12th Annual ARC Salon (2016-2017)
251.46 x 177.8 cm | 99 x 70 in
Oil and 23k gold leaf on linen
I've always been fascinated by fire; its role in the development of our civilization, its quiet warmth and illumination, its power, speed and destructive potential. While I can't consciously claim that the stories below inspired Semillas, they were evoked as I developed the piece, and upon reflection after it was completed.
A childhood memory encompassing this fascination involves me as a curious six year old boy, lighting a ball point pen on fire over the concrete floor of my basement (much to the chagrin of my parents). The plastic case bubbled and shrank as it burned. Then, to my surprise and panic, little fire balls of ink began to drip from the ignited pen, creating a flaming puddle on the floor. Startled, I attempted to stomp it out, but only succeeded in getting the flaming ink stuck to my shoes.

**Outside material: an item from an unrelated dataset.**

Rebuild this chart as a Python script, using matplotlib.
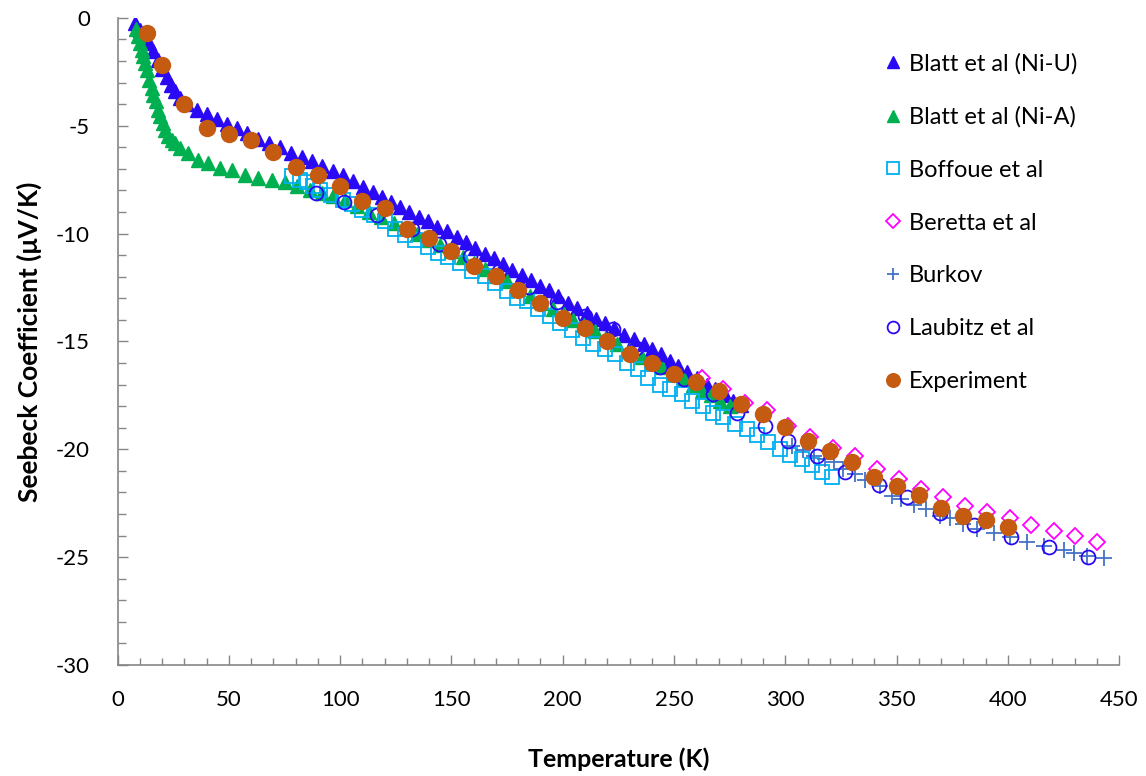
import numpy as np
import matplotlib
matplotlib.use("Agg")
import matplotlib.pyplot as plt
from matplotlib.ticker import MultipleLocator

plt.rcParams["font.family"] = ["Lato", "DejaVu Sans"]
plt.rcParams["axes.unicode_minus"] = False

# Blatt et al (Ni-U)
ni_u_t = [8, 10, 12, 14, 16, 18, 20, 22, 24, 26, 28, 31, 35.5, 40, 44.5, 49, 53.5, 58,
          63, 68, 73, 78, 82.7, 87.3, 92, 96.7, 101.2, 105.7, 110.2, 114.7, 119, 123,
          127, 131, 135.6, 139.6, 143.7, 148, 152.4, 156.6, 160.6, 165, 169, 173.3,
          177.3, 181.6, 185.6, 189.8, 194, 198, 202.5, 206.5, 210.8, 215, 219, 223,
          227.3, 231.8, 236.3, 240, 244, 248.3, 252, 256, 260.3, 264.8, 268.5, 273,
          276.7, 280]
ni_u_s = [-0.25, -0.55, -0.85, -1.15, -1.55, -1.95, -2.35, -2.75, -3.1, -3.4, -3.7, -4.0,
          -4.25, -4.45, -4.7, -4.9, -5.1, -5.35, -5.6, -5.8, -6.0, -6.25, -6.45, -6.65,
          -6.85, -7.1, -7.27, -7.58, -7.84, -8.09, -8.3, -8.55, -8.78, -9.0, -9.25,
          -9.43, -9.69, -9.89, -10.15, -10.4, -10.66, -10.95, -11.13, -11.43, -11.67,
          -11.9, -12.13, -12.44, -12.6, -12.9, -13.2, -13.44, -13.67, -13.98, -14.14,
          -14.37, -14.68, -14.9, -15.14, -15.37, -15.6, -15.9, -16.14, -16.4, -16.7,
          -17.0, -17.2, -17.5, -17.76, -17.95]

# Blatt et al (Ni-A)
ni_a_t = [8.1, 9.3, 10.1, 10.8, 11.6, 12.3, 13.1, 14.3, 15.3, 16, 17.3, 18.3, 19.1, 20.3,
          21.3, 22.8, 24.3, 25.8, 28, 31.8, 36.3, 40.8, 46, 51.3, 57.3, 63.2, 69.3,
          75.2, 80.5, 86.5, 91.7, 96.9, 102.2, 107.5, 113, 118.5, 124, 129.5, 134.5,
          140, 145, 150, 155.3, 160, 165, 170, 175, 180, 185.3, 190.5, 195.8, 200.5,
          204.8, 209.5, 214.6, 219.5, 224.3, 230, 235.5, 240, 244.5, 249.5, 254.3,
          258.5, 262.5, 266.5, 270.7, 275.2]
ni_a_s = [-0.5, -0.86, -1.17, -1.48, -1.79, -2.1, -2.4, -2.87, -3.26, -3.56, -3.87, -4.26,
          -4.57, -4.88, -5.19, -5.5, -5.65, -5.8, -6.03, -6.26, -6.57, -6.73, -6.96,
          -7.04, -7.27, -7.42, -7.5, -7.62, -7.81, -8.0, -8.12, -8.27, -8.43, -8.73,
          -9.0, -9.25, -9.5, -9.75, -10.0, -10.3, -10.55, -10.8, -11.08, -11.35, -11.65,
          -11.95, -12.2, -12.55, -12.9, -13.2, -13.5, -13.75, -14.0, -14.25, -14.5,
          -14.8, -15.1, -15.4, -15.7, -15.95, -16.2, -16.5, -16.76, -17.0, -17.3,
          -17.5, -17.76, -18.0]

# Boffoue et al
boff_t = [78.3, 82, 85, 88, 91, 96, 101.4, 105.5, 109.7, 115, 120.2, 124.7, 129.2, 133.7,
          139.6, 144.1, 148.6, 153.9, 159.1, 165.1, 169.6, 174.9, 179.4, 183.9, 189.1,
          194.3, 198.8, 204.1, 209.3, 213.8, 219, 223.5, 228.8, 234, 238.5, 243.8,
          248.3, 253.5, 258, 263, 267.7, 272.2, 277.5, 282.7, 287.2, 292.4, 297.5,
          302.2, 307.5, 311.9, 316.4, 320.9]
boff_s = [-7.35, -7.5, -7.6, -7.8, -7.96, -8.2, -8.43, -8.65, -8.9, -9.15, -9.43, -9.8,
          -10.05, -10.28, -10.6, -10.9, -11.1, -11.36, -11.74, -11.98, -12.28, -12.67,
          -12.98, -13.13, -13.5, -13.83, -14.13, -14.48, -14.83, -15.1, -15.37, -15.6,
          -16.0, -16.3, -16.7, -17.0, -17.2, -17.45, -17.75, -18.0, -18.3, -18.5,
          -18.85, -19.05, -19.35, -19.65, -20.0, -20.25, -20.45, -20.75, -21.05, -21.3]

# Beretta et al
ber_t = [262.5, 272.2, 282, 291.7, 301.4, 311.2, 321.4, 331.4, 341.4, 351.3, 361, 370.7,
         380.9, 390.6, 400.8, 410.5, 420.5, 430.3, 440]
ber_s = [-16.7, -17.2, -17.84, -18.2, -18.9, -19.45, -19.95, -20.3, -20.9, -21.36, -21.85,
         -22.2, -22.65, -22.9, -23.2, -23.5, -23.8, -24.0, -24.3]

# Burkov
bur_t = [303, 308, 313, 318, 322, 326, 331.4, 336, 342.6, 348, 352, 357.6, 363.3, 369.6,
         374, 380, 386, 393.6, 401, 408.6, 416, 425, 429.6, 435.6, 443]
bur_s = [-19.85, -20.05, -20.3, -20.45, -20.6, -20.9, -21.16, -21.4, -21.7, -22.16, -22.3,
         -22.6, -22.75, -23.1, -23.2, -23.45, -23.7, -23.86, -24.05, -24.3, -24.5,
         -24.66, -24.8, -24.94, -25.06]

# Laubitz et al
lau_t = [89.2, 101.6, 116.7, 132.2, 144.5, 158.5, 171.5, 185, 197.2, 210, 222.8, 233,
         243.8, 254.3, 267.5, 278.3, 291, 301.4, 314.2, 327, 342, 354.6, 369.6, 384.6,
         401.5, 418.3, 435.8]
lau_s = [-8.12, -8.52, -9.15, -9.8, -10.5, -11.05, -11.75, -12.47, -13.15, -13.8, -14.44,
         -15.3, -16.2, -16.76, -17.45, -18.3, -18.9, -19.6, -20.3, -21.05, -21.67, -22.2,
         -22.93, -23.5, -24.05, -24.55, -24.98]

# Experiment
exp_t = [13, 20, 30, 40, 50, 60, 70, 80, 90, 100, 110, 120, 130, 140, 150, 160, 170, 180,
         190, 200, 210, 220, 230, 240, 250, 260, 270, 280, 290, 300, 310, 320, 330, 340,
         350, 360, 370, 380, 390, 400]
exp_s = [-0.69, -2.2, -4.0, -5.1, -5.4, -5.65, -6.2, -6.9, -7.3, -7.8, -8.5, -8.8, -9.8,
         -10.2, -10.8, -11.5, -11.95, -12.6, -13.2, -13.9, -14.4, -15.0, -15.6, -16.0,
         -16.5, -16.9, -17.3, -17.9, -18.35, -18.95, -19.6, -20.1, -20.6, -21.3, -21.7,
         -22.1, -22.7, -23.1, -23.3, -23.6]

fig = plt.figure(figsize=(11.46, 7.76), dpi=100)
ax = fig.add_axes([0.1026, 0.143, 0.874, 0.834])

ax.plot(ni_u_t, ni_u_s, ls="none", marker="^", ms=9.5, color="#2A0AF5", label="Blatt et al (Ni-U)")
ax.plot(ni_a_t, ni_a_s, ls="none", marker="^", ms=9.5, color="#00B050", label="Blatt et al (Ni-A)")
ax.plot(boff_t, boff_s, ls="none", marker="s", ms=10, mfc="none", mec="#00B0F0", mew=1.3,
        label="Boffoue et al")
ax.plot(ber_t, ber_s, ls="none", marker="D", ms=8, mfc="none", mec="#FF00FF", mew=1.3,
        label="Beretta et al")
ax.plot(bur_t, bur_s, ls="none", marker="+", ms=11, color="#4472C4", mew=1.3, label="Burkov")
ax.plot(lau_t, lau_s, ls="none", marker="o", ms=10, mfc="none", mec="#2A0AF5", mew=1.3,
        label="Laubitz et al")
ax.plot(exp_t, exp_s, ls="none", marker="o", ms=11.5, color="#C55A11", label="Experiment")

ax.set_xlim(0, 450)
ax.set_ylim(-30, 0)
ax.xaxis.set_major_locator(MultipleLocator(50))
ax.xaxis.set_minor_locator(MultipleLocator(10))
ax.yaxis.set_major_locator(MultipleLocator(5))
ax.yaxis.set_minor_locator(MultipleLocator(1))

for side in ["top", "right"]:
    ax.spines[side].set_visible(False)
for side in ["left", "bottom"]:
    ax.spines[side].set_color("#868686")
    ax.spines[side].set_linewidth(1.2)

ax.tick_params(which="both", direction="in", color="#868686", width=1.0, labelsize=16,
               labelcolor="black")
ax.tick_params(axis="x", which="major", length=7, pad=18)
ax.tick_params(axis="x", which="minor", length=5)
ax.tick_params(axis="y", which="major", length=7, pad=20)
ax.tick_params(axis="y", which="minor", length=6)

ax.set_xlabel("Temperature (K)", fontsize=18, fontweight="bold", labelpad=27)
ax.set_ylabel("Seebeck Coefficient (\u03bcV/K)", fontsize=19, fontweight="bold", labelpad=10)

ax.legend(loc="upper left", bbox_to_anchor=(0.764, 0.944), bbox_transform=fig.transFigure,
          frameon=False, fontsize=17, handlelength=0.7, handletextpad=0.3,
          labelspacing=1.35, markerscale=0.85, borderaxespad=0)

fig.savefig("out.png", dpi=100)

Only after escalating my stomp up to a full-fledged freak-out dance was the fire puddle finally extinguished.
Several years later as an adolescent, I recall images of Kuwait's burning oil fields on the nightly news. Like the ink ablaze in the basement, I remember finding this storm of fire utterly terrifying and almost other worldly. How those oil wells could burn incessantly, too powerful to be extinguished, and fill the sky with clouds of smoke as far as the eye could see.
It is entirely possible that these memories were woven into the content of Semillas, but to me this is hypothetical. The gilded fire droplets in the painting harken back to those ink fireballs from my youth. Whether these memories subconsciously inspired me, I cannot say for certain.
I can say that it is the tiny figures inside those droplets that ultimately inspired the title Semillas, which means 'seeds' in Spanish.
In the experimental stages of Semilllas, I began working with the elements of fire and gold on both visual and thematic levels. Semillas was developed through many studies and iterations. Like many of my projects, I began with a vision in mind that I presumed simply needed extraction to the canvas. However, like trying to translate a dream, the moment pencil hit paper, the friction began.
The extensive studies were the result of frustration as my initial vision grew elusive as I attempted to translate it to paper. I tried many variations: in one of its early incarnations, the figure had multiple arms in a spiral gesture. Another had a frenzied pattern of hands and blades. Yet another with the figure descending out of a cloud formation, its head and arms obscured.
None of these studies flowed directly from that original vision, and ultimately, I’m glad they didn’t. They provided the raw material to allow the project to evolve. Through this process the painting became more simplified and elemental. Interestingly, I think that helped bring out the essence of the original vision, just in a different form than I had imagined.